## Supplied records
━━━━━━━━━━

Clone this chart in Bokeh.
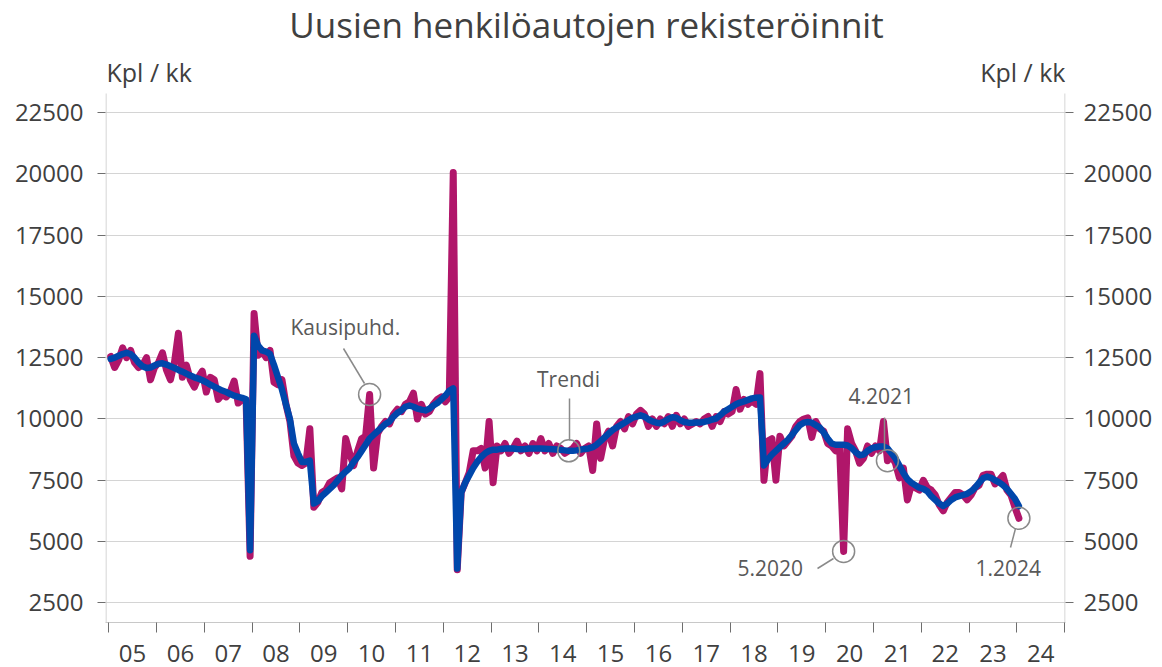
from bokeh.plotting import figure
from bokeh.models import Range1d, LinearAxis, FixedTicker, Label
from bokeh.embed import file_html
from bokeh.resources import INLINE

# ---------------- data ----------------
title_text = "Uusien henkilöautojen rekisteröinnit"
unit_text = "Kpl / kk"
year_labels = ["05", "06", "07", "08", "09", "10", "11", "12", "13", "14",
               "15", "16", "17", "18", "19", "20", "21", "22", "23", "24"]
y_ticks = [2500, 5000, 7500, 10000, 12500, 15000, 17500, 20000, 22500]

# seasonally adjusted (Kausipuhd.), monthly 1.2005 - 1.2024
sa = [
    12550, 12100, 12400, 12900, 12500, 12800, 12300, 12100, 12200, 12500, 11600, 12100,  # 2005
    12300, 12700, 12000, 11600, 12300, 13500, 11700, 12200, 11600, 11300, 11700, 11950,  # 2006
    11100, 11700, 11600, 10800, 11000, 10900, 11100, 11550, 10650, 10800, 10700, 4400,    # 2007
    14300, 12600, 12800, 12500, 12800, 11500, 11400, 11600, 10600, 9900, 8500, 8200,      # 2008
    8100, 8200, 9600, 6400, 6600, 7000, 7100, 7400, 7500, 7600, 7150, 9200,               # 2009
    8600, 8100, 8700, 9200, 9300, 11000, 8000, 9400, 9700, 9900, 9800, 10200,             # 2010
    10400, 10300, 10600, 10700, 11050, 10000, 10600, 10200, 10300, 10600, 10800, 10900,   # 2011
    10700, 10900, 20050, 3850, 7000, 7400, 7800, 8700, 8700, 8800, 8000, 9900,            # 2012
    7400, 8900, 8700, 9000, 8600, 8800, 9100, 8700, 8900, 8600, 9000, 8700,               # 2013
    9200, 8700, 9000, 8600, 8900, 8800, 8600, 8700, 8800, 9000, 8600, 8800,               # 2014
    8900, 7900, 9800, 8400, 9200, 9500, 8900, 9700, 9900, 9600, 10100, 9800,              # 2015
    10200, 10350, 10200, 9700, 10000, 9700, 10000, 9800, 10100, 9700, 10150, 9800,        # 2016
    10000, 9700, 9800, 9900, 9800, 10000, 10100, 9700, 10100, 9900, 10300, 10200,         # 2017
    10300, 11200, 10400, 10800, 10600, 10750, 10600, 11850, 7500, 9100, 9200, 7500,       # 2018
    9300, 8900, 9100, 9300, 9700, 9900, 10000, 10050, 9250, 9900, 9600, 9500,             # 2019
    9000, 8900, 8700, 8800, 4600, 9600, 9000, 8700, 8200, 8400, 8900, 8600,               # 2020
    8900, 8700, 9900, 8300, 8500, 8200, 7600, 8000, 6700, 7300, 7200, 7100,               # 2021
    7500, 7200, 7100, 6900, 6500, 6250, 6600, 6800, 7000, 7000, 6900, 6700,               # 2022
    6900, 7200, 7300, 7700, 7750, 7750, 7350, 7500, 7700, 7100, 6900, 6400,               # 2023
    5950,                                                                                 # 2024
]

# trend (Trendi)
trend = [
    12450, 12500, 12580, 12650, 12700, 12650, 12500, 12300, 12150, 12080, 12100, 12180,   # 2005
    12250, 12270, 12220, 12150, 12080, 12000, 11930, 11850, 11770, 11700, 11650, 11580,   # 2006
    11500, 11400, 11320, 11240, 11160, 11100, 11020, 10950, 10900, 10860, 10800, 4650,    # 2007
    13400, 13000, 12800, 12750, 12650, 12200, 11700, 11200, 10600, 10000, 9000, 8600,     # 2008
    8250, 8250, 8300, 6550, 6650, 6850, 7000, 7150, 7300, 7500, 7700, 7850,               # 2009
    8000, 8250, 8450, 8700, 8950, 9200, 9350, 9500, 9650, 9800, 9900, 10100,              # 2010
    10250, 10350, 10500, 10550, 10500, 10420, 10380, 10350, 10420, 10550, 10650, 10800,   # 2011
    10950, 11150, 11250, 3900, 7000, 7400, 7700, 8000, 8250, 8450, 8600, 8700,            # 2012
    8750, 8750, 8780, 8800, 8800, 8800, 8780, 8770, 8780, 8800, 8800, 8800,               # 2013
    8800, 8790, 8780, 8770, 8760, 8740, 8720, 8700, 8700, 8720, 8750, 8780,               # 2014
    8800, 8850, 8950, 9100, 9250, 9400, 9550, 9650, 9750, 9850, 9950, 10050,              # 2015
    10100, 10150, 10100, 9980, 9900, 9850, 9830, 9900, 10000, 10070, 10050, 9950,         # 2016
    9880, 9850, 9850, 9860, 9860, 9880, 9920, 9980, 10020, 10150, 10300, 10400,           # 2017
    10500, 10600, 10670, 10720, 10780, 10840, 10870, 10880, 8100, 8350, 8550, 8700,       # 2018
    8850, 9000, 9150, 9350, 9550, 9750, 9850, 9880, 9850, 9750, 9650, 9450,               # 2019
    9200, 9000, 8950, 8950, 8950, 8920, 8820, 8650, 8520, 8550, 8700, 8800,               # 2020
    8850, 8880, 8880, 8800, 8600, 8400, 8100, 7800, 7550, 7400, 7300, 7200,               # 2021
    7150, 7050, 6850, 6700, 6550, 6450, 6550, 6700, 6800, 6850, 6900, 6950,               # 2022
    7050, 7200, 7400, 7580, 7650, 7600, 7500, 7420, 7300, 7150, 6950, 6750,               # 2023
    6450,                                                                                 # 2024
]

# annotations: label text, series name, month index (0 = 1.2005)
notes = [
    ("Kausipuhd.", "sa", 65),
    ("Trendi", "trend", 115),
    ("5.2020", "sa", 184),
    ("4.2021", "sa", 195),
    ("1.2024", "sa", 228),
]

# ---------------- layout (page pixels) ----------------
W, H = 1162, 667
FL, FR, FT, FB = 105, 1065, 0, 622   # plot frame edges
AXIS_TOP = 93                         # where the visible axis lines start
X0, X1 = -0.8, 240.2
Y0 = 1700
Y_PER_PX = 21575 / 529
Y1 = Y0 + (FB - FT) * Y_PER_PX


def dx(px):
    return X0 + (px - FL) * (X1 - X0) / (FR - FL)


def dy(py):
    return Y1 - (py - FT) * Y_PER_PX


FONT = "Open Sans"
TXT = "#404040"
ANN = "#595959"
MAGENTA = "#B0166A"
BLUE = "#0047AB"
AXIS_C = "#c8c8c8"

xs = [m + 0.5 for m in range(len(sa))]

p = figure(width=W, height=H, output_backend="svg", toolbar_location=None,
           title=None,
           x_range=Range1d(X0, X1), y_range=Range1d(Y0, Y1),
           min_border_left=FL, min_border_right=W - FR,
           min_border_top=FT, min_border_bottom=H - FB)
p.outline_line_color = None
p.background_fill_color = "white"
p.border_fill_color = "white"

# grid
p.xgrid.visible = False
p.ygrid.ticker = FixedTicker(ticks=y_ticks)
p.ygrid.grid_line_color = "#d4d4d4"
p.ygrid.grid_line_width = 1


def style_y(ax, standoff):
    ax.ticker = FixedTicker(ticks=y_ticks)
    ax.axis_line_color = None
    ax.major_tick_line_color = "#6e6e6e"
    ax.major_tick_out = 8
    ax.major_tick_in = 0
    ax.minor_tick_out = 0
    ax.minor_tick_in = 0
    ax.major_label_text_font = FONT
    ax.major_label_text_font_size = "24px"
    ax.major_label_text_color = TXT
    ax.major_label_standoff = standoff


style_y(p.yaxis[0], 14)
right_axis = LinearAxis()
style_y(right_axis, 10)
p.add_layout(right_axis, "right")

xa = p.xaxis[0]
mids = [6 + 12 * i for i in range(len(year_labels))]
xa.ticker = FixedTicker(ticks=mids, minor_ticks=[12 * i for i in range(len(year_labels) + 1)])
xa.major_label_overrides = {m: lab for m, lab in zip(mids, year_labels)}
xa.major_tick_out = 0
xa.major_tick_in = 0
xa.minor_tick_out = 10
xa.minor_tick_in = 0
xa.minor_tick_line_color = "#6e6e6e"
xa.axis_line_color = AXIS_C
xa.major_label_text_font = FONT
xa.major_label_text_font_size = "24px"
xa.major_label_text_color = TXT
xa.major_label_standoff = 12

# visible vertical axis lines (start below the title area)
p.segment(x0=[dx(FL + 0.5), dx(FR - 0.5)], y0=[Y0, Y0],
          x1=[dx(FL + 0.5), dx(FR - 0.5)], y1=[dy(AXIS_TOP), dy(AXIS_TOP)],
          line_color=AXIS_C, line_width=1)

# series
p.line(xs, sa, line_color=MAGENTA, line_width=7, line_join="round", line_cap="round")
p.line(xs, trend, line_color=BLUE, line_width=6.5, line_join="round", line_cap="round")

# annotation circles at the data points
series = {"sa": sa, "trend": trend}
cx = [xs[m] for _, s, m in notes]
cy = [series[s][m] for _, s, m in notes]
p.scatter(cx, cy, marker="circle", size=22, fill_color=None,
          line_color="#8a8a8a", line_width=1.5)

# leader lines (page pixel positions)
leaders = [
    ((343, 348), (364, 383)),
    ((569, 398), (569, 440)),
    ((817, 568), (833, 558)),
    ((884, 417), (884, 449)),
    ((1015, 528), (1010, 547)),
]
p.segment(x0=[dx(a[0]) for a, b in leaders], y0=[dy(a[1]) for a, b in leaders],
          x1=[dx(b[0]) for a, b in leaders], y1=[dy(b[1]) for a, b in leaders],
          line_color="#8a8a8a", line_width=1.5)


def add_text(txt, px, baseline_py, size, align, color):
    # vertical placement by text middle; glyph baseline sits ~0.42em below it
    p.add_layout(Label(x=dx(px), y=dy(baseline_py - 0.42 * size), text=txt,
                       text_align=align, text_baseline="middle", text_font=FONT,
                       text_font_size=f"{size}px", text_color=color))


# annotation texts (x, glyph baseline y in page pixels)
text_pos = [(290, 335, "left"), (568, 387, "center"), (737, 576, "left"),
            (848, 404, "left"), (975, 576, "left")]
for (txt, _, _), (tx, ty, al) in zip(notes, text_pos):
    add_text(txt, tx, ty, 21, al, ANN)

# title & unit labels
add_text(title_text, 586, 39, 35, "center", TXT)
add_text(unit_text, 106, 82, 25, "left", TXT)
add_text(unit_text, 1065, 82, 25, "right", TXT)

open("out.html", "w").write(file_html(p, INLINE))
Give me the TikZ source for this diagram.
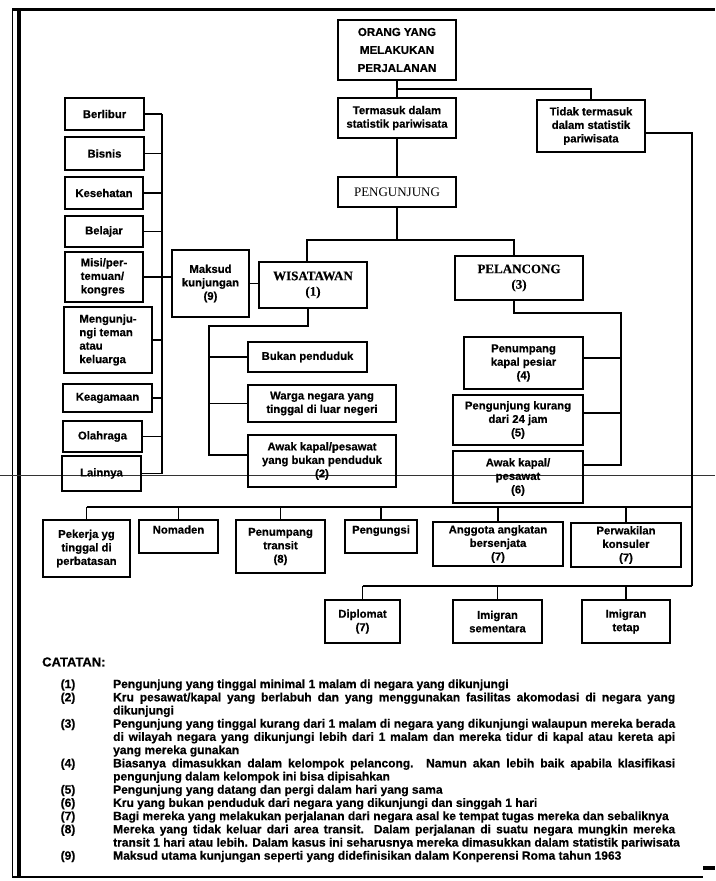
\documentclass[tikz,border=0pt]{standalone}
\usepackage{fontspec}
\setmainfont{Liberation Sans}[BoldFeatures={FakeBold=0.6}]
\newfontfamily\myserif{Liberation Serif}[BoldFeatures={FakeBold=0.4}]
\newcommand\notejust[1]{\makebox[562pt][s]{#1}}
\begin{document}
\begin{tikzpicture}[x=1pt,y=-1pt,
  bx/.style={draw, line width=1.4pt, inner sep=1pt, align=center,
    font=\bfseries\fontsize{11.3}{13.5}\selectfont},
  ln/.style={line width=1.2pt},
  nt/.style={anchor=west, inner sep=0pt, font=\bfseries\fontsize{12}{13}\selectfont},
  nn/.style={anchor=center, inner sep=0pt, font=\bfseries\fontsize{12}{13}\selectfont},
  big/.style={font=\myserif\bfseries\fontsize{13}{15.5}\selectfont},
]
\useasboundingbox (0,0) rectangle (715,881);
% frame
\draw[line width=3pt] (12,9) -- (715,9);
\draw[line width=1pt] (12,8) -- (12,877);
\draw[line width=4pt] (19,8) -- (19,877);
\draw[line width=2pt] (12,877) -- (703,877);
\draw[line width=4pt] (703,868) -- (715,868);
\draw[line width=0.6pt, black!80] (0,475) -- (715,475);

% top
\node[bx, minimum width=118pt, minimum height=60pt, font=\bfseries\fontsize{11.5}{18}\selectfont] (orang) at (397,50) {ORANG YANG\\MELAKUKAN\\PERJALANAN};
\node[bx, minimum width=118pt, minimum height=40pt] (termasuk) at (397,118) {Termasuk dalam\\statistik pariwisata};
\node[bx, minimum width=108pt, minimum height=52pt] (tidak) at (591,126) {Tidak termasuk\\dalam statistik\\pariwisata};
\node[bx, minimum width=118pt, minimum height=30pt, font=\myserif\fontsize{13}{15}\selectfont] (pengunjung) at (397,192) {PENGUNJUNG};
\coordinate (j0) at (397,89);
\draw[ln] (orang.south) -- (termasuk.north);
\draw[ln] (j0) -| (tidak.north);
\draw[ln] (termasuk.south) -- (pengunjung.north);

% left column
\node[bx, minimum width=79pt, minimum height=32pt] (berlibur) at (104.5,114) {Berlibur};
\node[bx, minimum width=79pt, minimum height=33pt] (bisnis) at (104.5,153.5) {Bisnis};
\node[bx, minimum width=78pt, minimum height=32pt] (kesehatan) at (104,193) {Kesehatan};
\node[bx, minimum width=78pt, minimum height=31pt] (belajar) at (104,231.5) {Belajar};
\node[bx, minimum width=78pt, minimum height=50pt, align=left] (misi) at (104,277) {Misi/per-\\temuan/\\kongres};
\node[bx, minimum width=88pt, minimum height=66pt, align=left] (mengunjungi) at (108,340) {Mengunju-\\ngi teman\\atau\\keluarga};
\node[bx, minimum width=89pt, minimum height=28pt] (keagamaan) at (107.5,398) {Keagamaan};
\node[bx, minimum width=79pt, minimum height=31pt] (olahraga) at (102.5,436.5) {Olahraga};
\node[bx, minimum width=79pt, minimum height=35pt] (lainnya) at (101.5,473.5) {Lainnya};
\coordinate (barL) at (162,0);
\draw[ln] (berlibur.east -| barL) -- (lainnya.east -| barL);
\foreach \n in {berlibur,bisnis,kesehatan,belajar,mengunjungi,keagamaan,olahraga,lainnya}
  \draw[ln] (\n.east) -- (\n.east -| barL);

% maksud, wisatawan, pelancong
\node[bx, minimum width=77pt, minimum height=67pt] (maksud) at (210.5,283.5) {Maksud\\kunjungan\\(9)};
\draw[ln] (misi.east) -- (misi.east -| maksud.west);
\node[bx, big, minimum width=108pt, minimum height=46pt] (wis) at (313,285) {WISATAWAN\\(1)};
\draw[ln] (maksud.east) -- (maksud.east -| wis.west);
\node[bx, big, minimum width=128pt, minimum height=44pt] (pel) at (519,278) {PELANCONG\\(3)};
\coordinate (j1) at (397,240);
\draw[ln] (pengunjung.south) -- (pengunjung.south |- j1);
\draw[ln] ([xshift=-6pt]wis.north) |- ([xshift=-5pt]pel.north |- j1) -- ([xshift=-5pt]pel.north);

% wisatawan subtree
\node[bx, minimum width=119pt, minimum height=30pt] (bukan) at (307.5,357) {Bukan penduduk};
\node[bx, minimum width=148pt, minimum height=37pt] (warga) at (322,403.5) {Warga negara yang\\tinggal di luar negeri};
\node[bx, minimum width=148pt, minimum height=52pt] (awak2) at (322,461) {Awak kapal/pesawat\\yang bukan penduduk\\(2)};
\coordinate (wl) at (209,326);
\coordinate (wl2) at (209,455);
\draw[ln] ([xshift=-5pt]wis.south) |- (wl) -- (wl2) -- (wl2 -| awak2.west);
\draw[ln] (bukan.west -| wl) -- (bukan.west);
\draw[ln] (warga.west -| wl) -- (warga.west);

% pelancong subtree
\node[bx, minimum width=119pt, minimum height=52pt] (kapal) at (523.5,363) {Penumpang\\kapal pesiar\\(4)};
\node[bx, minimum width=130pt, minimum height=50pt] (kurang) at (518,420) {Pengunjung kurang\\dari 24 jam\\(5)};
\node[bx, minimum width=130pt, minimum height=52pt] (awak6) at (518,477) {Awak kapal/\\pesawat\\(6)};
\coordinate (pr) at (621,313);
\coordinate (pr2) at (621,465);
\draw[ln] ([xshift=-5pt]pel.south) |- (pr) -- (pr2) -- (pr2 -| awak6.east);
\draw[ln] ([yshift=5pt]kapal.east) -- ([yshift=5pt]kapal.east -| pr);
\draw[ln] ([yshift=7pt]kurang.east) -- ([yshift=7pt]kurang.east -| pr);

% not included
\coordinate (barR) at (692,0);
\coordinate (bb) at (0,507);
\coordinate (db) at (0,586);
\node[bx, minimum width=87pt, minimum height=57pt] (pekerja) at (86.5,548.5) {Pekerja yg\\tinggal di\\perbatasan};
\node[bx, minimum width=79pt, minimum height=33pt, text depth=14pt] (nomaden) at (178.5,536.5) {Nomaden};
\node[bx, minimum width=89pt, minimum height=53pt] (transit) at (280.5,546.5) {Penumpang\\transit\\(8)};
\node[bx, minimum width=72pt, minimum height=33pt, text depth=14pt] (pengungsi) at (381,536.5) {Pengungsi};
\node[bx, minimum width=130pt, minimum height=44pt] (anggota) at (498,544) {Anggota angkatan\\bersenjata\\(7)};
\node[bx, minimum width=110pt, minimum height=44pt] (perwakilan) at (626,545) {Perwakilan\\konsuler\\(7)};
\draw[ln] ([yshift=-7pt]tidak.east) -| (barR |- db);
\draw[ln] (pekerja.north |- bb) -- (barR |- bb);
\foreach \n in {pekerja,nomaden,transit,pengungsi,anggota,perwakilan}
  \draw[ln] (\n.north |- bb) -- (\n.north);
\node[bx, minimum width=75pt, minimum height=43pt] (diplomat) at (362.5,621.5) {Diplomat\\(7)};
\node[bx, minimum width=89pt, minimum height=43pt] (sementara) at (497.5,621.5) {Imigran\\sementara};
\node[bx, minimum width=88pt, minimum height=43pt] (tetap) at (626,621.5) {Imigran\\tetap};
\draw[ln] (diplomat.north |- db) -- (barR |- db);
\foreach \n in {diplomat,sementara,tetap}
  \draw[ln] (\n.north |- db) -- (\n.north);

% notes
\node[anchor=west, inner sep=0pt, font=\bfseries\fontsize{13}{14}\selectfont] (catatan) at (42,662) {CATATAN:};
\node[nn] (n1) at (68,685) {(1)};
\node[nt] (t1) at (113,685) {Pengunjung yang tinggal minimal 1 malam di negara yang dikunjungi};
\node[nn] (n2) at (68,698.2) {(2)};
\node[nt] (t2) at (113,698.2) {\notejust{Kru pesawat/kapal yang berlabuh dan yang menggunakan fasilitas akomodasi di negara yang}};
\node[nt] (t2b) at (113,711.4) {dikunjungi};
\node[nn] (n3) at (68,724.6) {(3)};
\node[nt] (t3) at (113,724.6) {\notejust{Pengunjung yang tinggal kurang dari 1 malam di negara yang dikunjungi walaupun mereka berada}};
\node[nt] (t3b) at (113,737.8) {\notejust{di wilayah negara yang dikunjungi lebih dari 1 malam dan mereka tidur di kapal atau kereta api}};
\node[nt] (t3c) at (113,751) {yang mereka gunakan};
\node[nn] (n4) at (68,764.2) {(4)};
\node[nt] (t4) at (113,764.2) {\notejust{Biasanya dimasukkan dalam kelompok pelancong. Namun akan lebih baik apabila klasifikasi}};
\node[nt] (t4b) at (113,777.4) {pengunjung dalam kelompok ini bisa dipisahkan};
\node[nn] (n5) at (68,790.6) {(5)};
\node[nt] (t5) at (113,790.6) {Pengunjung yang datang dan pergi dalam hari yang sama};
\node[nn] (n6) at (68,803.8) {(6)};
\node[nt] (t6) at (113,803.8) {Kru yang bukan penduduk dari negara yang dikunjungi dan singgah 1 hari};
\node[nn] (n7) at (68,817) {(7)};
\node[nt] (t7) at (113,817) {Bagi mereka yang melakukan perjalanan dari negara asal ke tempat tugas mereka dan sebaliknya};
\node[nn] (n8) at (68,830.2) {(8)};
\node[nt] (t8) at (113,830.2) {\notejust{Mereka yang tidak keluar dari area transit. Dalam perjalanan di suatu negara mungkin mereka}};
\node[nt] (t8b) at (113,843.4) {transit 1 hari atau lebih. Dalam kasus ini seharusnya mereka dimasukkan dalam statistik pariwisata};
\node[nn] (n9) at (68,856.6) {(9)};
\node[nt] (t9) at (113,856.6) {Maksud utama kunjungan seperti yang didefinisikan dalam Konperensi Roma tahun 1963};
\end{tikzpicture}
\end{document}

━━━━━━━━━━

## Task details
Set down again, exactly, the lines of the material above from its first line to the one with "from bokeh.resources import INLINE", inclusive. Leave the pictures out.

## Answer in full
Clone this chart in Bokeh.
from bokeh.plotting import figure
from bokeh.models import Range1d, LinearAxis, FixedTicker, Label
from bokeh.embed import file_html
from bokeh.resources import INLINE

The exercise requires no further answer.